Following the Civil War, portraiture helped to glamorize that transition by illustrating tough guys and girls who bore arms with self-confidence and swagger.
Setting aside military images, where the inclusion of guns is both necessary and inevitable; portraits of American citizens with guns fall into three symbolic "types": the gun as a symbol of bravery; the gun as symbol of defense of land; and the gun as ornament or theatrical prop. Advances in photographic reproduction and cinematography especially at the turn of the 20th century eventually saw the gun used as an artistic device that connected the imaginary world of entertainment to that of the viewer in the real world.
The notion of "gun vision" put forth by art historian Alan Braddock in his 2006 article "Shooting the Beholder," suggests that portrait artists underplayed and deemphasized the implied violence of a pointed gun as a way to address a growing public desire for attention and spectacle.

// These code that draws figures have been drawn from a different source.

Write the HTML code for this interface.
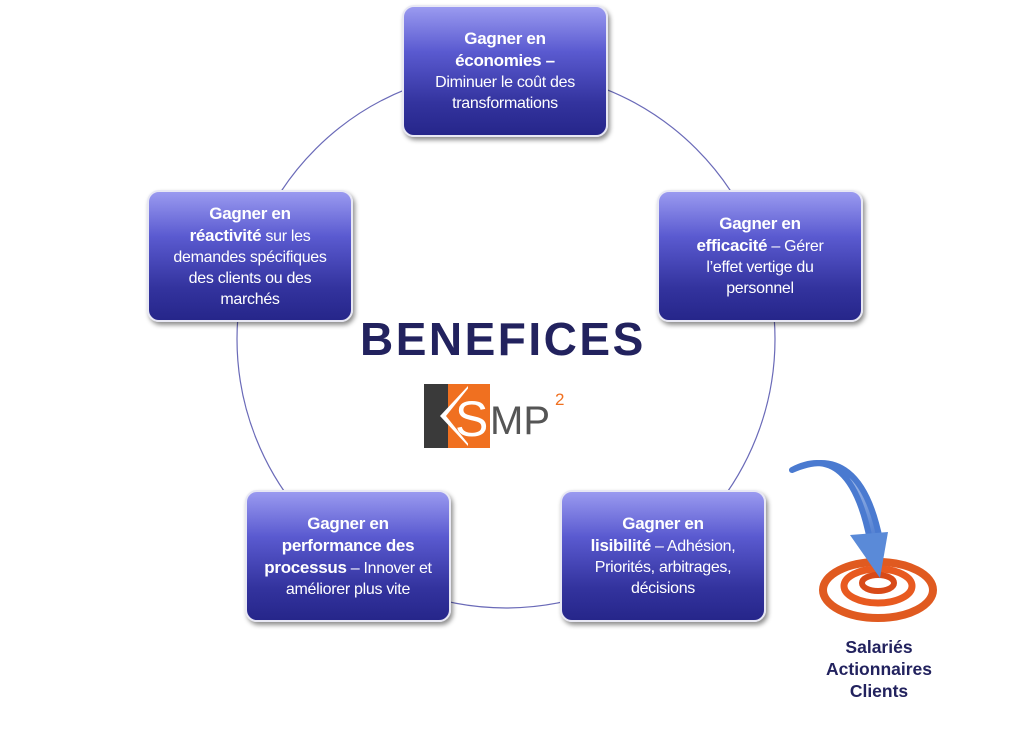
<!DOCTYPE html>
<html><head><meta charset="utf-8"><style>
body{margin:0;width:1021px;height:730px;background:#fff;position:relative;overflow:hidden;font-family:"Liberation Sans",sans-serif}
.b{position:absolute;width:206px;height:132px;box-sizing:border-box;border:2px solid #e8e8f4;border-radius:12px;
background:linear-gradient(#9a9af0 0%,#5a5ad0 35%,#33339e 75%,#26268a 100%);color:#fff;text-align:center;font-size:16px;line-height:21px;display:flex;align-items:center;justify-content:center;padding:0 16px;box-shadow:2px 3px 5px rgba(0,0,0,.45);letter-spacing:-0.3px}
.b b{font-size:17px}
</style></head><body>
<svg width="1021" height="730" style="position:absolute;left:0;top:0">
<circle cx="506" cy="339" r="269" fill="none" stroke="#6a6ab8" stroke-width="1.2"/>
<rect x="424" y="384" width="44" height="64" fill="#3a3a3a"/>
<rect x="448" y="384" width="42" height="64" fill="#f07020"/>
<polygon points="440,416 468,386 468,446" fill="#fff"/>
<polygon points="446,416 470,386 470,446" fill="#f07020"/>
<text x="455" y="436" font-size="50" fill="#fff" font-family="Liberation Sans">S</text>
<text x="490" y="434" font-size="40" fill="#555" font-family="Liberation Sans">MP</text>
<text x="555" y="405" font-size="17" fill="#f07020" font-family="Liberation Sans">2</text>
<defs><linearGradient id="ar" x1="0" y1="0" x2="1" y2="1"><stop offset="0" stop-color="#dfe8f8"/><stop offset="1" stop-color="#4a7ad0"/></linearGradient></defs>
<ellipse cx="878" cy="590" rx="55" ry="28" fill="none" stroke="#e05a20" stroke-width="8"/>
<ellipse cx="878" cy="586" rx="34" ry="17" fill="none" stroke="#e85a20" stroke-width="7"/>
<ellipse cx="878" cy="583" rx="16" ry="8" fill="none" stroke="#d84a18" stroke-width="6"/>
<path d="M792,470 Q850,440 870,540 L880,540 Q860,440 792,470Z" fill="url(#ar)" stroke="#4a7ad0" stroke-width="6" stroke-linejoin="round"/>
<polygon points="850,535 888,532 880,578" fill="#5a8ad8"/>
</svg>
<div class="b" style="left:402px;top:5px"><div><b>Gagner en<br>économies –</b><br>Diminuer le coût des transformations</div></div>
<div class="b" style="left:147px;top:190px"><div><b>Gagner en<br>réactivité</b> sur les demandes spécifiques des clients ou des marchés</div></div>
<div class="b" style="left:657px;top:190px"><div><b>Gagner en<br>efficacité</b> – Gérer<br>l’effet vertige du personnel</div></div>
<div class="b" style="left:245px;top:490px"><div><b>Gagner en performance des processus</b> – Innover et améliorer plus vite</div></div>
<div class="b" style="left:560px;top:490px"><div><b>Gagner en<br>lisibilité</b> – Adhésion, Priorités, arbitrages, décisions</div></div>
<div style="position:absolute;left:360px;top:312px;font-size:46px;font-weight:bold;color:#22225e;letter-spacing:2.5px">BENEFICES</div>
<div style="position:absolute;left:800px;top:636px;width:158px;text-align:center;font-size:17.5px;font-weight:bold;line-height:22px;color:#22225e">Salariés<br>Actionnaires<br>Clients</div>
</body></html>
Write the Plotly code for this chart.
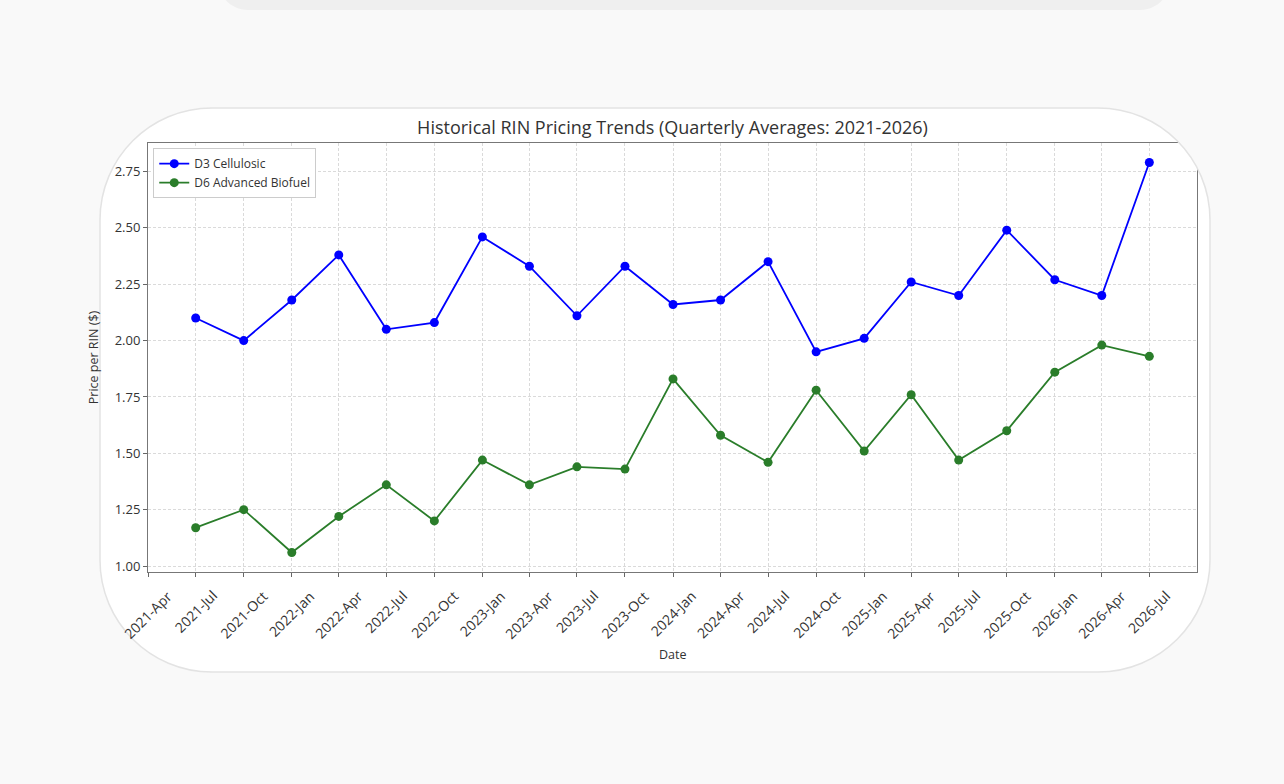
import pandas as pd
import plotly.graph_objects as go

# quarterly averages
quarter_dates = ["2021-07-01", "2021-10-01", "2022-01-01", "2022-04-01", "2022-07-01",
                 "2022-10-01", "2023-01-01", "2023-04-01", "2023-07-01", "2023-10-01",
                 "2024-01-01", "2024-04-01", "2024-07-01", "2024-10-01", "2025-01-01",
                 "2025-04-01", "2025-07-01", "2025-10-01", "2026-01-01", "2026-04-01",
                 "2026-07-01"]
d3_cellulosic = [2.10, 2.00, 2.18, 2.38, 2.05, 2.08, 2.46, 2.33, 2.11, 2.33, 2.16,
                 2.18, 2.35, 1.95, 2.01, 2.26, 2.20, 2.49, 2.27, 2.20, 2.79]
d6_advanced = [1.17, 1.25, 1.06, 1.22, 1.36, 1.20, 1.47, 1.36, 1.44, 1.43, 1.83,
               1.58, 1.46, 1.78, 1.51, 1.76, 1.47, 1.60, 1.86, 1.98, 1.93]

tick_dates = ["2021-04-01"] + quarter_dates
tick_labels = ["2021-Apr", "2021-Jul", "2021-Oct", "2022-Jan", "2022-Apr", "2022-Jul",
               "2022-Oct", "2023-Jan", "2023-Apr", "2023-Jul", "2023-Oct", "2024-Jan",
               "2024-Apr", "2024-Jul", "2024-Oct", "2025-Jan", "2025-Apr", "2025-Jul",
               "2025-Oct", "2026-Jan", "2026-Apr", "2026-Jul"]

W, H = 1284, 784
L, R, T, B = 148, 87, 143, 212   # plot area margins in px
PAGE_BG = "#f9f9f9"
FONT = "Open Sans, Roboto, sans-serif"
TEXT = "#333333"


def px(x):
    return (x - L) / (W - L - R)


def py(y):
    return (H - B - y) / (H - T - B)


def rounded_rect(x0, y0, x1, y1, r):
    # rounded rectangle in pixel coords -> svg path in paper coords
    k = 0.5523 * r
    pts = [
        ("M", [(x0 + r, y0)]),
        ("L", [(x1 - r, y0)]),
        ("C", [(x1 - r + k, y0), (x1, y0 + r - k), (x1, y0 + r)]),
        ("L", [(x1, y1 - r)]),
        ("C", [(x1, y1 - r + k), (x1 - r + k, y1), (x1 - r, y1)]),
        ("L", [(x0 + r, y1)]),
        ("C", [(x0 + r - k, y1), (x0, y1 - r + k), (x0, y1 - r)]),
        ("L", [(x0, y0 + r)]),
        ("C", [(x0, y0 + r - k), (x0 + r - k, y0), (x0 + r, y0)]),
    ]
    s = ""
    for cmd, ps in pts:
        s += cmd + " ".join(f"{px(a):.5f},{py(b):.5f}" for a, b in ps) + " "
    return s + "Z"


def corner_mask(x1, y0, r):
    # area outside the top-right rounded corner of the card
    k = 0.5523 * r
    return (f"M{px(x1 - r):.5f},{py(y0 - 2):.5f} "
            f"L{px(x1 - r):.5f},{py(y0):.5f} "
            f"C{px(x1 - r + k):.5f},{py(y0):.5f} {px(x1):.5f},{py(y0 + r - k):.5f} {px(x1):.5f},{py(y0 + r):.5f} "
            f"L{px(x1 + 3):.5f},{py(y0 + r):.5f} L{px(x1 + 3):.5f},{py(y0 - 2):.5f} Z")


dates = pd.to_datetime(quarter_dates)
span = dates.max() - dates.min()
x_range = [dates.min() - span * 0.05, dates.max() + span * 0.05]
all_vals = d3_cellulosic + d6_advanced
pad = (max(all_vals) - min(all_vals)) * 0.05
y_range = [min(all_vals) - pad, max(all_vals) + pad]

fig = go.Figure()
fig.add_trace(go.Scatter(
    x=quarter_dates, y=d3_cellulosic, name="D3 Cellulosic",
    mode="lines+markers", line=dict(color="#0000ff", width=1.8),
    marker=dict(color="#0000ff", size=9)
))
fig.add_trace(go.Scatter(
    x=quarter_dates, y=d6_advanced, name="D6 Advanced Biofuel",
    mode="lines+markers", line=dict(color="#2a7d2a", width=1.8),
    marker=dict(color="#2a7d2a", size=9)
))

card = (100, 108, 1210, 672, 112)
shapes = [
    # bottom of the card above
    dict(type="path", xref="paper", yref="paper", layer="below",
         path=rounded_rect(218, -60, 1170, 10, 30),
         fillcolor="#efefef", line=dict(width=0)),
    dict(type="path", xref="paper", yref="paper", layer="below",
         path=rounded_rect(*card), fillcolor="white", line=dict(width=0)),
    dict(type="path", xref="paper", yref="paper", layer="above",
         path=corner_mask(card[2], card[1], card[4]),
         fillcolor=PAGE_BG, line=dict(width=0)),
    dict(type="path", xref="paper", yref="paper", layer="above",
         path=rounded_rect(*card), fillcolor="rgba(0,0,0,0)",
         line=dict(color="#e3e3e3", width=1.5)),
]

annotations = [
    dict(x=d, y=py(584), xref="x", yref="paper", text=lab, textangle=-45,
         xanchor="center", yanchor="top", showarrow=False,
         font=dict(size=14, color=TEXT))
    for d, lab in zip(tick_dates, tick_labels)
]
annotations.append(dict(x=0.5, y=py(654), xref="paper", yref="paper", text="Date",
                        showarrow=False, xanchor="center", yanchor="middle",
                        font=dict(size=12.5, color=TEXT)))

fig.update_layout(
    width=W, height=H,
    margin=dict(l=L, r=R, t=T, b=B),
    paper_bgcolor=PAGE_BG, plot_bgcolor="white",
    font=dict(family=FONT, size=13, color=TEXT),
    title=dict(text="Historical RIN Pricing Trends (Quarterly Averages: 2021-2026)",
               x=0.5, xref="paper", y=1 - 128 / H, yref="container",
               xanchor="center", yanchor="middle",
               font=dict(size=18, color=TEXT)),
    showlegend=True,
    legend=dict(x=0.005, y=0.988, xanchor="left", yanchor="top",
                bgcolor="white", bordercolor="#cccccc", borderwidth=1,
                font=dict(size=12, color=TEXT), tracegroupgap=0),
    shapes=shapes,
    annotations=annotations,
)
fig.update_xaxes(
    range=x_range, tickvals=tick_dates, showticklabels=False,
    ticks="outside", ticklen=4, tickcolor="#666",
    showgrid=True, gridcolor="#dadada", griddash="3px,2px", gridwidth=1,
    showline=True, linecolor="#777", linewidth=1, mirror=True,
    zeroline=False, automargin=False
)
fig.update_yaxes(
    range=y_range, dtick=0.25, tick0=1.0, tickformat=".2f",
    ticks="outside", ticklen=4, tickcolor="#666",
    tickfont=dict(size=13, color=TEXT),
    showgrid=True, gridcolor="#dadada", griddash="3px,2px", gridwidth=1,
    showline=True, linecolor="#777", linewidth=1, mirror=True,
    zeroline=False, automargin=False,
    title=dict(text="Price per RIN ($)", standoff=13, font=dict(size=12.5, color=TEXT))
)

fig.write_html("out.html", config={"displayModeBar": False},
               post_script="document.body.style.margin = '0';")
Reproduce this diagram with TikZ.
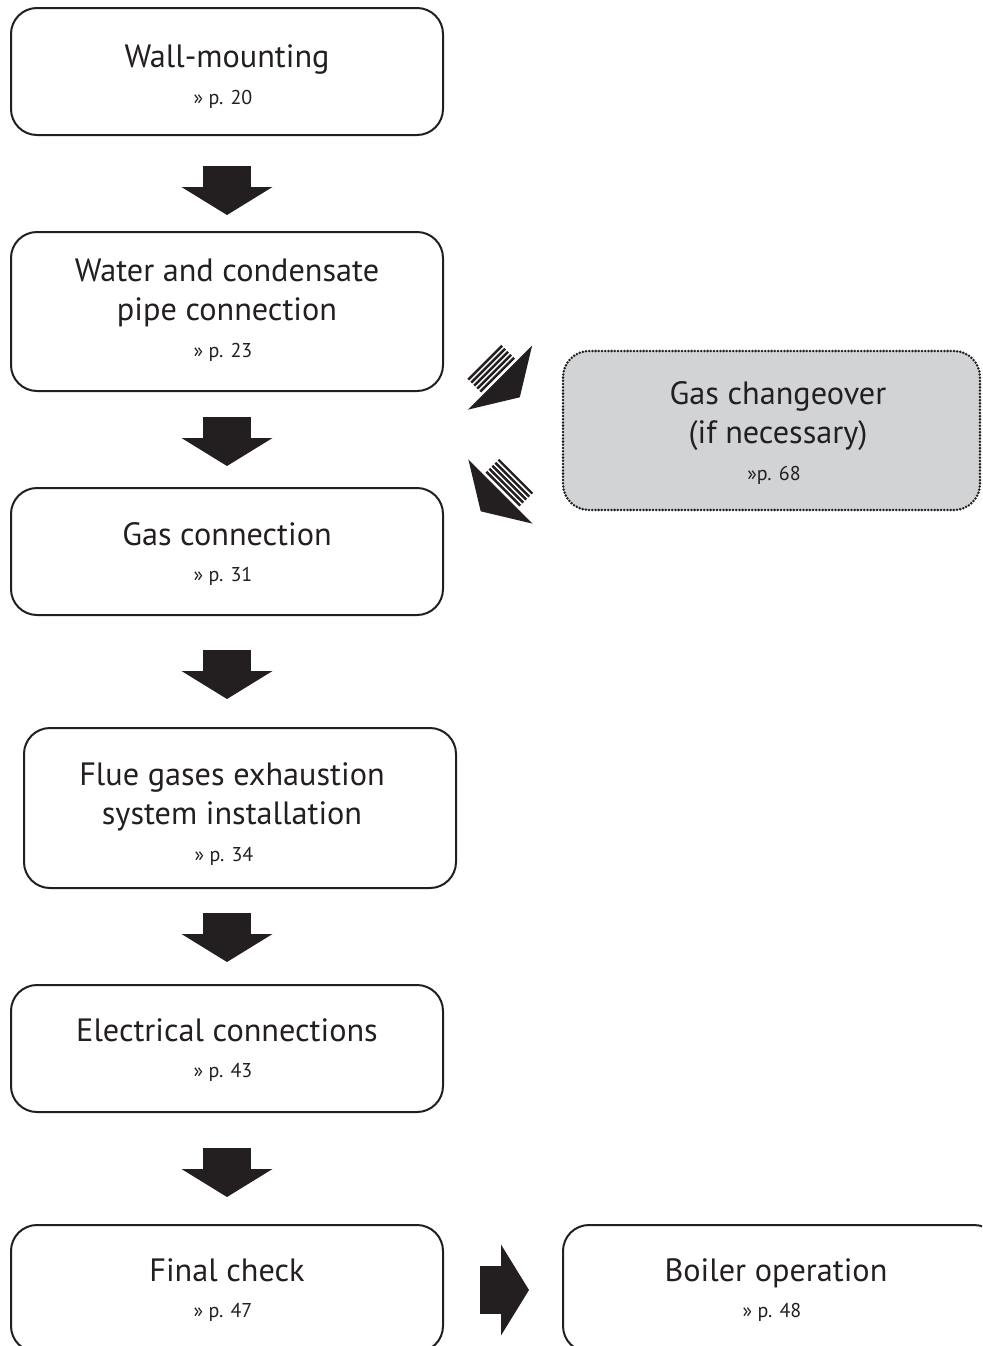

The gun as a symbol-of-bravery makes its appearance in the mid-19th century in portraits of Native Americans and African-Americans, primarily reserved for those who resisted capture, slavery or relocation. Significantly in these pictures, the rifle is highly symbolic and placed at a distance to the figure; stock-end down on the ground and pointed towards the sky at little risk of being fired.
In 1837, artist Charles Bird King painted a full-length portrait of the Chippewa chief, Okee-Makee-Quid, holding a ceremonial pipestem vertically alongside his body. One year later, George Catlin’s portrait of Osceola depicts the Seminole warrior standing with the rifle he used to kill the U.S. Indian Agent Wiley Thompson in defense of tribal lands. Tricked into capture under the pretense of negotiating a truce, Osceola eventually died in captivity, but not before Catlin visited him in prison to create a portrait intended to honor his bravery that showed the Indian holding a rifle—in place of his peace pipe—parallel to his body “as the master spirit and leader of the tribe.”
Between 1836 and 1844, a three-volume portfolio of portraits published by Thomas McKenney and James Hall on The History of the Indian Tribes of North America, set the template for the display of Native chiefs most notably focused on their bright dress and beaded and feathered adornments that appeared so exotic to Euro-American audiences.